_Goal_
Take the listing from its first line through the line that contains "import plotly.graph_objects as go" and please retype those lines exactly, leaving out the pictures.

_Available data_

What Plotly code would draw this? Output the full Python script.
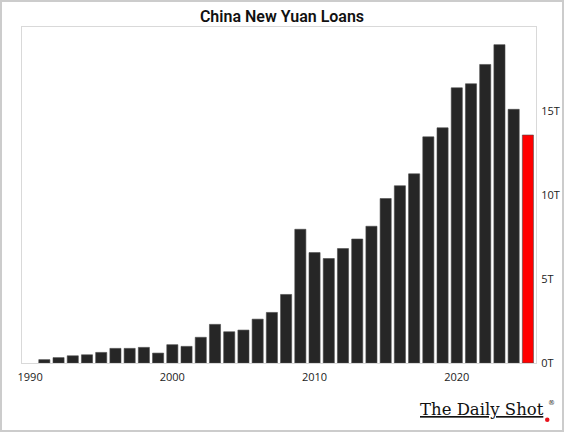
import plotly.graph_objects as go

# China new yuan loans, trillions of yuan, by year
years = list(range(1991, 2026))
loans_t = [
    0.20, 0.32, 0.43, 0.49, 0.63, 0.87, 0.87, 0.93, 0.59, 1.09,
    0.99, 1.53, 2.30, 1.86, 1.96, 2.61, 3.01, 4.08, 7.96, 6.57,
    6.22, 6.81, 7.38, 8.14, 9.79, 10.55, 11.26, 13.46, 14.00, 16.38,
    16.62, 17.77, 18.95, 15.10, 13.57,
]
y_ticks = [0, 5, 10, 15]

BAR = '#262626'
LATEST = '#ff0000'
bar_colors = [BAR] * (len(years) - 1) + [LATEST]

W, H = 564, 432
M = dict(l=22, r=28, t=27, b=69)
PW, PH = W - M['l'] - M['r'], H - M['t'] - M['b']


def px_x(x):
    return (x - M['l']) / PW


def px_y(y):
    return (H - M['b'] - y) / PH


fig = go.Figure(go.Bar(
    x=years,
    y=loans_t,
    width=0.78,
    marker=dict(color=bar_colors, line=dict(color='#4a4a4a', width=0.6)),
    hoverinfo='x+y',
))

fig.update_layout(
    width=W, height=H,
    margin=dict(M, pad=0),
    paper_bgcolor='white',
    plot_bgcolor='white',
    showlegend=False,
    font=dict(family='Open Sans', size=11, color='#222222'),
    title=dict(
        text='China New Yuan Loans',
        x=0.5, xanchor='center', y=1 - 16 / H, yanchor='middle',
        font=dict(family='Roboto', size=16, color='#111111', weight=600),
    ),
    xaxis=dict(
        range=[1989.43, 2025.57],
        tickvals=[1990, 2000, 2010, 2020],
        showgrid=False, zeroline=False, automargin=False,
        showline=True, linecolor='#d9d9d9', linewidth=1, mirror=True,
        ticks='', ticklabelstandoff=4,
    ),
    yaxis=dict(
        range=[0, 20],
        side='right',
        tickvals=y_ticks,
        ticktext=[f'{v}T' for v in y_ticks],
        showgrid=False, zeroline=False, automargin=False,
        showline=True, linecolor='#d9d9d9', linewidth=1, mirror=True,
        ticks='', ticklabelstandoff=2,
    ),
)

# outer frame of the image
fig.add_shape(
    type='rect', xref='paper', yref='paper',
    x0=px_x(1), x1=px_x(W - 1), y0=px_y(H - 1), y1=px_y(1),
    line=dict(color='#cccccc', width=2),
)

# The Daily Shot logo
fig.add_annotation(
    text='<u>The Daily Shot</u>',
    xref='paper', yref='paper',
    x=px_x(546), y=px_y(409),
    xanchor='right', yanchor='middle', showarrow=False,
    font=dict(family='DejaVu Serif', size=16.5, color='#111111'),
)
fig.add_annotation(
    text='®',
    xref='paper', yref='paper',
    x=px_x(546), y=px_y(403),
    xanchor='left', yanchor='middle', showarrow=False,
    font=dict(family='DejaVu Serif', size=7, color='#1a1a1a'),
)
fig.add_shape(
    type='circle', xref='paper', yref='paper',
    x0=px_x(545), x1=px_x(549.5), y0=px_y(422), y1=px_y(417.5),
    fillcolor='#e8121b', line=dict(width=0),
)

# drop the page's default body margin so the figure sits at the window corner
fig.write_html(
    'out.html',
    config={'displayModeBar': False},
    post_script="document.body.style.margin='0';",
)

_Reply_
What Plotly code would draw this? Output the full Python script.
import plotly.graph_objects as go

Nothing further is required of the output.